Downward pressure on healthcare stocks from proposed healthcare legislation served to offset a stronger than expected start to Q1 earnings season and positive global economic data. Johnson and United Healthcare are two stalwarts when it comes to the healthcare sector, and they have experienced a good bit of downward pressure following upbeat earnings.
In Europe, stocks finished mostly higher as positive news from China pointed toward growth.
The slowdown in global growth was a cause for concern for investors in 2018 and early this year as a decelerating China, persistent trade tensions, fading effects of tax reform in the U.S and geopolitical issues cultivated uncertainty, which typically causes business and consumers to pause in investing and spending.

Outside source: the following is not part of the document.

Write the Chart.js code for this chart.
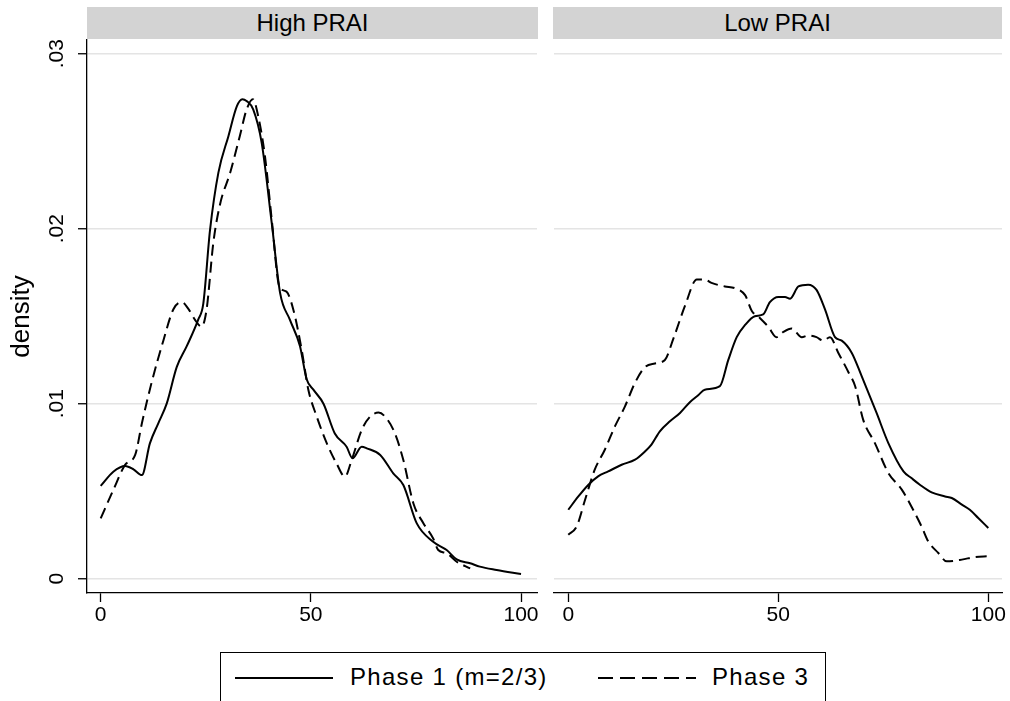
<!DOCTYPE html>
<html>
<head>
<meta charset="utf-8">
<script src="https://cdn.jsdelivr.net/npm/chart.js@4/dist/chart.umd.min.js"></script>
<style>
  html, body { margin: 0; padding: 0; background: #fff; }
  body { width: 1010px; height: 701px; overflow: hidden; position: relative; font-family: "Liberation Sans", Arial, sans-serif; color: #000; }
  canvas { position: absolute; top: 0; }
  #cHigh { left: 0; }
  #cLow { left: 545px; }
  .strip { position: absolute; top: 7px; height: 32px; background: #d3d3d3; text-align: center; font-size: 24px; line-height: 32px; }
  #legend { position: absolute; left: 220px; top: 652px; width: 606px; height: 60px; border: 1px solid #000; box-sizing: border-box; }
  #legend .sample { position: absolute; top: 24px; height: 2px; width: 98px; }
  #legend .txt { position: absolute; top: 9px; font-size: 24px; line-height: 30px; letter-spacing: 1.3px; white-space: nowrap; }
</style>
</head>
<body>
<div class="strip" id="sHigh" style="left:87px;width:451px;"></div>
<div class="strip" id="sLow" style="left:553px;width:449px;"></div>
<canvas id="cHigh" width="545" height="640"></canvas>
<canvas id="cLow" width="465" height="640"></canvas>
<div id="legend">
  <div class="sample" style="left:14px;background:#000;"></div>
  <div class="txt" id="lt1" style="left:129px;"></div>
  <div class="sample" style="left:377px;background:repeating-linear-gradient(to right,#000 0 15px,transparent 15px 22px);"></div>
  <div class="txt" id="lt3" style="left:491px;"></div>
</div>
<script>
// ---------- data ----------
const panelNames = ["High PRAI", "Low PRAI"];
const seriesNames = ["Phase 1 (m=2/3)", "Phase 3"];
const xTicks = [0, 50, 100];
const xTickLabels = ["0", "50", "100"];
const yTicks = [0, 0.01, 0.02, 0.03];
const yTickLabels = ["0", ".01", ".02", ".03"];
const yTitle = "density";

// High PRAI, Phase 1
const highP1X = [0, 3, 5.8, 7.8, 9.8, 11.7, 13.7, 15.7, 18.1, 20.5, 23.2, 24.4, 26.0, 28.0, 30.4, 32.4, 33.7, 34.7, 36.3, 38.3, 40.7, 42.7, 45.0, 47.4, 49.0, 50.6, 53.0, 55.7, 58.5, 59.9, 62.1, 63.3, 66.5, 69.6, 72.0, 75.2, 79.1, 82.3, 84.7, 87.9, 90.2, 94.2, 100];
const highP1Y = [0.0053, 0.00611, 0.00644, 0.00625, 0.00592, 0.00773, 0.00888, 0.0100, 0.0121, 0.0133, 0.0148, 0.0157, 0.0199, 0.0232, 0.0253, 0.0270, 0.0274, 0.0273, 0.0268, 0.0249, 0.0203, 0.0163, 0.0148, 0.0133, 0.0114, 0.0108, 0.0100, 0.0083, 0.00754, 0.00688, 0.00754, 0.00745, 0.00707, 0.00602, 0.00535, 0.00316, 0.00211, 0.00164, 0.0011, 0.00088, 0.00069, 0.0005, 0.00027];
// High PRAI, Phase 3
const highP3X = [0, 3, 5.8, 8.2, 9.8, 12.1, 14.9, 17.3, 19.3, 20.9, 22.4, 24.0, 25.2, 26.8, 28.4, 30.8, 33.1, 34.7, 36.2, 37.5, 39.1, 40.7, 42.5, 44.2, 45.8, 47.8, 49.4, 51.4, 53.8, 56.1, 58.1, 59.7, 62.1, 64.1, 66.1, 68.0, 70.0, 72.0, 74.4, 76.8, 79.1, 80.3, 82.3, 84.7, 87.9];
const highP3Y = [0.00345, 0.00507, 0.0065, 0.00707, 0.00888, 0.0112, 0.0136, 0.0154, 0.0158, 0.0154, 0.0148, 0.0144, 0.0154, 0.0192, 0.0214, 0.0232, 0.0253, 0.0268, 0.0274, 0.0264, 0.0241, 0.0205, 0.0167, 0.0164, 0.0154, 0.0131, 0.0108, 0.00926, 0.00773, 0.00659, 0.00583, 0.00678, 0.0085, 0.00926, 0.00949, 0.00916, 0.0083, 0.00678, 0.0043, 0.00316, 0.0023, 0.00164, 0.00145, 0.00097, 0.00059];
// Low PRAI, Phase 1
const lowP1X = [0, 2.4, 4.8, 7.1, 9.5, 12.7, 15.9, 18.3, 19.8, 21.8, 24.2, 26.6, 29.0, 31.0, 32.5, 36.1, 38.1, 40.1, 42.1, 44.4, 46.4, 48.0, 50.0, 51.6, 52.8, 54.8, 57.1, 59.1, 61.1, 63.5, 65.1, 67.5, 69.8, 73.4, 76.2, 79.8, 81.7, 83.7, 86.5, 89.7, 91.3, 93.7, 95.6, 97.6, 100];
const lowP1Y = [0.00394, 0.0047, 0.00537, 0.00585, 0.00613, 0.00651, 0.0068, 0.00728, 0.00766, 0.00842, 0.00899, 0.00947, 0.0101, 0.0105, 0.0108, 0.0110, 0.0125, 0.0138, 0.0145, 0.0150, 0.0151, 0.0158, 0.0161, 0.0161, 0.0160, 0.0167, 0.0168, 0.0165, 0.0154, 0.0138, 0.0136, 0.0129, 0.0116, 0.00947, 0.00775, 0.00613, 0.00575, 0.00537, 0.00493, 0.0047, 0.00461, 0.00423, 0.00394, 0.00347, 0.0029];
// Low PRAI, Phase 3
const lowP3X = [0, 2.0, 4.0, 6.3, 8.7, 11.1, 13.5, 15.9, 18.3, 20.6, 23.0, 25.0, 27.8, 30.6, 32.5, 34.1, 37.3, 39.7, 42.1, 43.7, 45.6, 47.6, 49.6, 51.2, 53.2, 55.6, 57.1, 59.1, 60.7, 62.3, 64.3, 66.7, 68.3, 70.2, 73.0, 76.2, 79.4, 82.1, 84.1, 85.7, 88.1, 90.1, 93.7, 96.8, 100];
const lowP3Y = [0.00251, 0.00299, 0.00451, 0.00623, 0.00737, 0.0087, 0.00985, 0.0112, 0.0121, 0.0123, 0.0125, 0.0137, 0.0156, 0.0171, 0.0171, 0.0169, 0.0167, 0.0166, 0.0162, 0.0153, 0.0149, 0.0144, 0.0138, 0.0141, 0.0143, 0.0138, 0.0139, 0.0138, 0.0136, 0.0138, 0.0129, 0.0118, 0.0110, 0.00909, 0.00775, 0.00604, 0.00509, 0.00394, 0.00299, 0.00213, 0.00147, 0.00099, 0.00109, 0.00124, 0.00128];

// ---------- text ----------
document.getElementById('sHigh').textContent = panelNames[0];
document.getElementById('sLow').textContent = panelNames[1];
document.getElementById('lt1').textContent = seriesNames[0];
document.getElementById('lt3').textContent = seriesNames[1];

Chart.defaults.font.family = '"Liberation Sans", Arial, sans-serif';
Chart.defaults.color = '#000';

function pts(xs, ys) { return xs.map((x, i) => ({ x: x, y: ys[i] })); }

function makePanel(id, p1x, p1y, p3x, p3y, xmin, xmax, isLeft) {
  const yMin = -0.000817, yMax = 0.03078;
  return new Chart(document.getElementById(id), {
    type: 'line',
    data: {
      datasets: [
        { label: seriesNames[0], data: pts(p1x, p1y), borderColor: '#000', borderWidth: 2, pointRadius: 0, fill: false, cubicInterpolationMode: 'monotone' },
        { label: seriesNames[1], data: pts(p3x, p3y), borderColor: '#000', borderWidth: 2, borderDash: [11, 6], pointRadius: 0, fill: false, cubicInterpolationMode: 'monotone' }
      ]
    },
    options: {
      responsive: false,
      animation: false,
      events: [],
      layout: { padding: { top: 40, right: 8, left: 0, bottom: 0 } },
      plugins: { legend: { display: false }, tooltip: { enabled: false }, title: { display: false } },
      scales: {
        x: {
          type: 'linear', min: xmin, max: xmax,
          afterBuildTicks: (s) => { s.ticks = xTicks.map(v => ({ value: v })); },
          afterFit: (s) => { s.height = 47; },
          ticks: { font: { size: 21 }, color: '#000', padding: 1, maxRotation: 0, autoSkip: false,
                   callback: (v, i) => xTickLabels[i] },
          grid: { drawOnChartArea: false, drawTicks: true, tickLength: 9, tickColor: '#000', tickWidth: 1.3 },
          border: { display: true, color: '#000', width: 1.3 }
        },
        y: {
          type: 'linear', min: yMin, max: yMax,
          afterBuildTicks: (s) => { s.ticks = yTicks.map(v => ({ value: v })); },
          afterFit: (s) => { s.width = isLeft ? 87 : 9; },
          ticks: isLeft
            ? { display: true, font: { size: 21 }, color: '#000', minRotation: 90, maxRotation: 90, crossAlign: 'center', padding: 6,
                callback: (v, i) => yTickLabels[i] }
            : { display: false },
          grid: { color: '#e4e4e4', lineWidth: 1.5, drawTicks: isLeft, tickLength: 9, tickColor: '#000', tickWidth: 1.3 },
          border: { display: isLeft, color: '#000', width: 1.3 },
          title: isLeft
            ? { display: true, text: yTitle, font: { size: 26 }, color: '#000', padding: { top: 6, bottom: 0 } }
            : { display: false }
        }
      }
    }
  });
}

makePanel('cHigh', highP1X, highP1Y, highP3X, highP3Y, -3.26, 103.8, true);
makePanel('cLow', lowP1X, lowP1Y, lowP3X, lowP3Y, -3.40, 103.26, false);
</script>
</body>
</html>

Risk assets have rallied on the expectations that growth has not stalled, so confirmation from the data is crucial. As noted in the latest preliminary manufacturing PMI’s (Purchasing Managers Index), the Eurozone, France, Germany and Japan perked up slightly and although they remain in contractionary territory, the change rather than the level may indicate an inflection point.
Additionally, improving data from China and a stabilization in the U.S. could foreshadow a bottoming weakness in other markets.
Banks kicked off earnings season and the general picture was declining in earnings compared with the first quarter of last year but was able to surpass analysts’ low expectations for quarterly profits. On the revenue front, they mostly fell short of estimates, underscoring muted trading and mergers-and-acquisition activity on Wall Street in the first quarter.
In other earnings news, United Rentals (URI) stock surged after earnings—and let me tell you, these people are a barometer on the economy. You don’t rent equipment when you have no work and vice versa.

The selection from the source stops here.